Mısır'ın Rusya Büyükelçisi en-Necari, Rusya ve Mısır devlet başkanları arasındaki görüşmelerde Sudan, Libya ve Suriye'deki durumların ele alınacağını, Mısır'ın bölgenin istikrarında tarihi bir rolü olduğunu ve bölgesel ortamın mümkün olduğunca istikrarlı hale getirilmesiyle ve kardeş Arap halklarının barış ve istikrar içinde yaşamasıyla ilgilendiğini ifade etti.
Mısır Cumhurbaşkanlığı'na bağlı Devlet Enformasyon Servisi’ne göre, Mısır-Rusya ilişkileri Cumhurbaşkanı Sisi döneminde yeni ve güçlü bir ivme kazanmış ve istikrarsızlıkla karakterize edilen mevcut uluslararası koşullar ışığında daha belirgin hale gelmiştir. Ayrıca Mısır'ın Rusya ile ilişkileri, Mısır-Rusya yakınlaşmasında önemli bir rol oynayan uluslararası düzeydeki siyasi koşullarla bağlantılıdır.
Mısır ile Rusya arasındaki ekonomik ilişkiler önemli büyüme kaydediyor. (Fotoğraf: Abdulfettah Ferec)
Mısır ve Rusya arasındaki mevcut projelerle ilgili olarak en-Necari, iki devlet başkanının bu projelerin gerekli hız ve doğrulukla tamamlanması için siyasi irade yoluyla büyük bir itici güç oluşturduğunu ve bunun aralarında bir istişare konusu olduğunu belirterek, “Moskova, Mısır'daki Rus sanayi bölgesine büyük önem veriyor” dedi.
En-Necari, Mısır'ın BRICS grubuna üyeliğinin ticaret ve yatırım alanındaki ekonomik rolünün bir teyidi olduğunu ve gelecekte Mısır'a çok şey kazandıracağını vurguladı. Öyle ki BRICS, Mısır devletine, küresel ekonomiye ve dolayısıyla üye ülkelerin ekonomilerine daha fazla istikrar getirmek için izlenebilecek politikalar konusunda istişarede bulunma ve ticaret, yatırım ve teknoloji alışverişi alanlarında iş birliğini geliştirme imkânı veriyor.

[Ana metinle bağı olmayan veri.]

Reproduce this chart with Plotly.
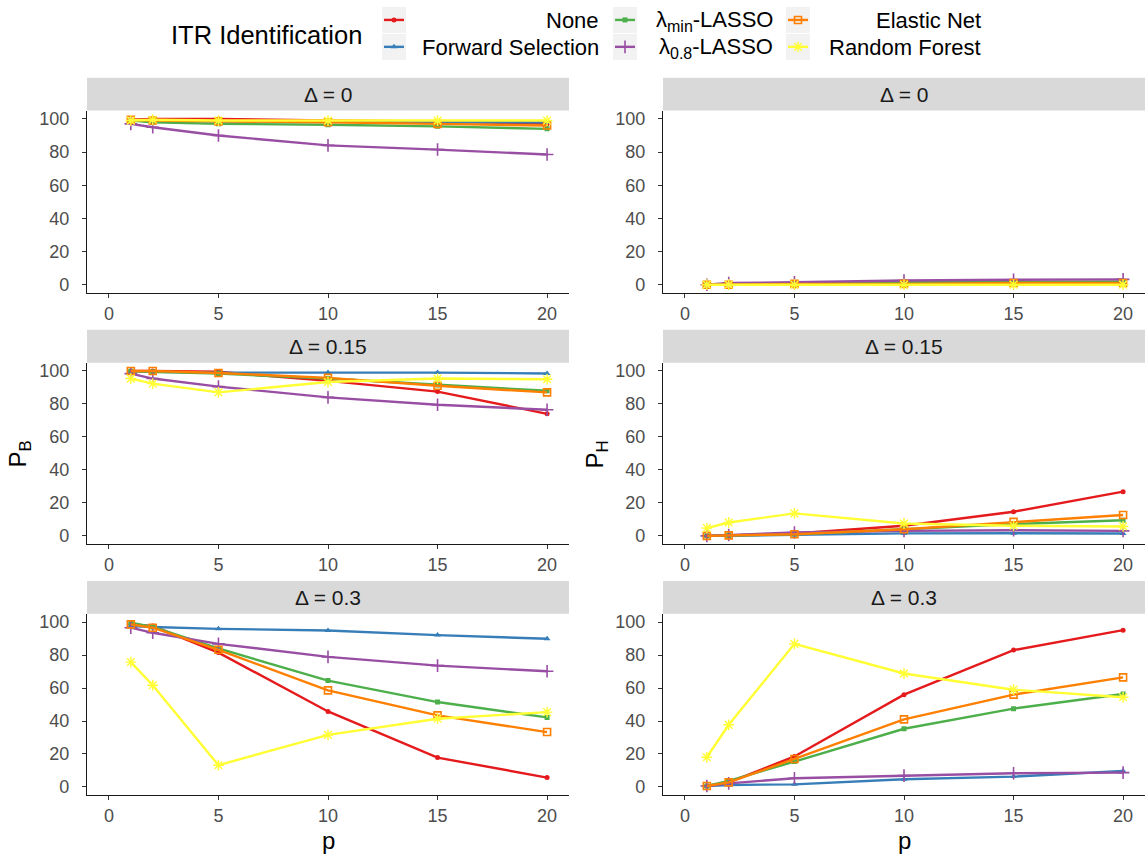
import plotly.graph_objects as go

# Number of covariates on the x axis
p_values = [1, 2, 5, 10, 15, 20]

methods = ["None", "Forward Selection",
           "λ<sub><span style='font-size:16px'>min</span></sub>-LASSO",
           "λ<sub><span style='font-size:16px'>0.8</span></sub>-LASSO",
           "Elastic Net", "Random Forest"]
colors = ["#E41A1C", "#377EB8", "#4DAF4A", "#984EA3", "#FF7F00", "#FFFF33"]
strip_labels = ["Δ = 0", "Δ = 0.15", "Δ = 0.3"]
x_ticks = [0, 5, 10, 15, 20]
y_ticks = [0, 20, 40, 60, 80, 100]

# P_B, one row per method (order as in `methods`)
pb_delta_0 = [
    [99.5, 100, 100, 99, 98.5, 97],
    [99, 99, 98.5, 98.5, 98, 98],
    [99, 98, 97, 96.5, 95.5, 94],
    [97, 95, 90, 84, 81.5, 78.5],
    [99.5, 99, 98.5, 98, 97, 96],
    [99, 99.5, 99, 99, 99, 99],
]
pb_delta_015 = [
    [100, 100, 99.5, 94, 87.5, 74],
    [100, 99.5, 99, 99, 99, 98.5],
    [99.8, 99.4, 98.4, 95.4, 91.5, 88],
    [98.4, 95.4, 90.5, 84, 79.5, 76.5],
    [100, 100, 98.8, 95.8, 91, 87],
    [95.4, 92.3, 87, 93.3, 95.4, 95],
]
pb_delta_03 = [
    [98.6, 97.6, 81.5, 45.8, 17.8, 5.7],
    [97.6, 97, 95.9, 94.9, 92.1, 89.9],
    [99.6, 97, 84, 64.5, 51.5, 42.2],
    [96.6, 93.5, 86.8, 78.9, 73.6, 70.2],
    [98.6, 96.6, 83.2, 58.6, 43.4, 33.3],
    [75.7, 61.7, 13.2, 31.6, 41.4, 45.4],
]

# P_H, one row per method
ph_delta_0 = [
    [0, 0, 0, 0, 0.3, 0.5],
    [0, 0, 0.5, 0.5, 0.5, 1],
    [0, 0.5, 1, 1.5, 1.5, 2],
    [0, 1, 1.5, 2.5, 3, 3.2],
    [0, 0, 0.5, 0.5, 1, 1],
    [0, 0, 0, 0, 0, 0],
]
ph_delta_015 = [
    [0, 0.4, 1.4, 6.1, 14.6, 26.8],
    [0, 0, 0.6, 1.5, 1.6, 1.4],
    [0, 0.3, 1, 4, 7.1, 9.5],
    [0, 0.5, 2, 3, 3.4, 3],
    [0, 0.3, 1, 4, 8.5, 12.6],
    [4.7, 8.1, 13.6, 7.5, 6.1, 5.7],
]
ph_delta_03 = [
    [0.6, 2.8, 18.5, 56, 83, 95.1],
    [0.6, 1.2, 1.6, 4.7, 6.3, 9.7],
    [0.6, 3.7, 15.4, 35.3, 47.5, 56.4],
    [0.6, 2.2, 5.3, 6.9, 8.3, 8.7],
    [0.6, 2.8, 17, 41, 56, 66.5],
    [18, 37.7, 86.8, 68.8, 59, 54.4],
]

panels = [pb_delta_0, ph_delta_0, pb_delta_015, ph_delta_015, pb_delta_03, ph_delta_03]

markers = [
    dict(symbol="circle", size=5),
    dict(symbol="triangle-up", size=6),
    dict(symbol="square", size=5),
    dict(symbol="cross-thin", size=9, line=dict(width=1.6)),
    dict(symbol="square-open", size=7, line=dict(width=1.6)),
    dict(symbol="asterisk", size=9, line=dict(width=1.4)),
]

W, H = 1147, 857
font_family = "Liberation Sans, Arial, sans-serif"

# panel geometry in pixels
col_px = [(87, 569), (663, 1145)]
row_px = [(110, 293), (363, 545), (615, 797)]
strip_h = 33


def px(x):
    return x / W


def py(y):
    return 1 - y / H


def marker_style(m):
    mk = dict(markers[m])
    mk["color"] = colors[m]
    if "line" in mk:
        mk["line"] = dict(mk["line"], color=colors[m])
    return mk


fig = go.Figure()
layout = dict(
    width=W, height=H,
    margin=dict(l=0, r=0, t=0, b=0),
    paper_bgcolor="white", plot_bgcolor="rgba(0,0,0,0)",
    showlegend=False,
    font=dict(family=font_family),
)
shapes = []
annotations = []

for i, data in enumerate(panels):
    r, c = divmod(i, 2)
    k = i + 1
    xa = "x" if k == 1 else f"x{k}"
    ya = "y" if k == 1 else f"y{k}"
    x0, x1 = col_px[c]
    y0, y1 = row_px[r]
    axis_common = dict(
        showline=True, linecolor="#1A1A1A", linewidth=1.1,
        ticks="outside", ticklen=4, tickcolor="#333333", tickwidth=1.1,
        showgrid=False, zeroline=False,
        tickfont=dict(size=18, color="#4D4D4D", family=font_family),
        fixedrange=True,
    )
    layout["xaxis" if k == 1 else f"xaxis{k}"] = dict(
        axis_common, domain=[px(x0), px(x1)], anchor=ya,
        range=[-1, 21], tickvals=x_ticks,
    )
    layout["yaxis" if k == 1 else f"yaxis{k}"] = dict(
        axis_common, domain=[py(y1), py(y0)], anchor=xa,
        range=[-5, 105], tickvals=y_ticks, ticklabelstandoff=9,
    )
    for m, vals in enumerate(data):
        fig.add_trace(go.Scatter(
            x=p_values, y=vals, mode="lines+markers",
            line=dict(color=colors[m], width=2.4),
            marker=marker_style(m), name=methods[m],
            xaxis=xa, yaxis=ya, hoverinfo="skip",
        ))
    # facet strip
    shapes.append(dict(
        type="rect", xref="paper", yref="paper",
        x0=px(x0), x1=px(x1), y0=py(y0), y1=py(y0 - strip_h),
        fillcolor="#D9D9D9", line=dict(width=0), layer="below",
    ))
    annotations.append(dict(
        xref="paper", yref="paper",
        x=px((x0 + x1) / 2), y=py(y0 - strip_h / 2), text=strip_labels[r], showarrow=False,
        font=dict(size=21, color="#1A1A1A", family=font_family),
        xanchor="center", yanchor="middle",
    ))

# overlay axis in pixel units carrying the legend keys
layout["xaxis7"] = dict(domain=[0, 1], range=[0, W], visible=False, anchor="y7", fixedrange=True)
layout["yaxis7"] = dict(domain=[0, 1], range=[H, 0], visible=False, anchor="x7", fixedrange=True)

# axis titles
title_font = dict(size=24, color="black", family=font_family)
annotations += [
    dict(xref="paper", yref="paper", x=px(19), y=py(455), text="P<sub>B</sub>", textangle=-90,
         xanchor="center", yanchor="middle", showarrow=False, font=title_font),
    dict(xref="paper", yref="paper", x=px(596), y=py(455), text="P<sub>H</sub>", textangle=-90,
         xanchor="center", yanchor="middle", showarrow=False, font=title_font),
    dict(xref="paper", yref="paper", x=px((col_px[0][0] + col_px[0][1]) / 2), y=py(842), text="p",
         xanchor="center", yanchor="middle", showarrow=False, font=title_font),
    dict(xref="paper", yref="paper", x=px((col_px[1][0] + col_px[1][1]) / 2), y=py(842), text="p",
         xanchor="center", yanchor="middle", showarrow=False, font=title_font),
]

# legend: three columns, two rows, filled column by column
annotations.append(dict(
    xref="paper", yref="paper", x=px(169), y=py(34), text="ITR Identification",
    xanchor="left", yanchor="middle", showarrow=False,
    font=dict(size=25.5, color="black", family=font_family),
))
key_cx = [394, 625, 798]
key_cy = [19, 46]
label_right = [601, 775, 983]
for m in range(len(methods)):
    col, row = divmod(m, 2)
    cx, cy = key_cx[col], key_cy[row]
    shapes.append(dict(
        type="rect", xref="paper", yref="paper",
        x0=px(cx - 12), x1=px(cx + 12), y0=py(cy + 13), y1=py(cy - 13),
        fillcolor="#F2F2F2", line=dict(width=0), layer="below",
    ))
    fig.add_trace(go.Scatter(
        x=[cx - 10, cx + 10], y=[cy, cy], mode="lines",
        line=dict(color=colors[m], width=2.4),
        xaxis="x7", yaxis="y7", hoverinfo="skip", showlegend=False,
    ))
    fig.add_trace(go.Scatter(
        x=[cx], y=[cy], mode="markers", marker=marker_style(m),
        xaxis="x7", yaxis="y7", hoverinfo="skip", showlegend=False,
    ))
    annotations.append(dict(
        xref="paper", yref="paper", x=px(label_right[col]), y=py(cy + 1), text=methods[m],
        xanchor="right", yanchor="middle", showarrow=False,
        font=dict(size=22, color="black", family=font_family),
    ))

layout["shapes"] = shapes
layout["annotations"] = annotations
fig.update_layout(**layout)

fig.write_html("out.html")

Mısır ve Rusya arasındaki ekonomik ilişkiler, iki ülke arasındaki ticari alışverişin yeni bir rekor seviyeye ulaşarak 2024 yılında 8 milyar dolara ulaşması nedeniyle önemli bir büyümeye tanıklık ediyor (Mısır bankalarında 1 ABD doları 50,6 cüneyh).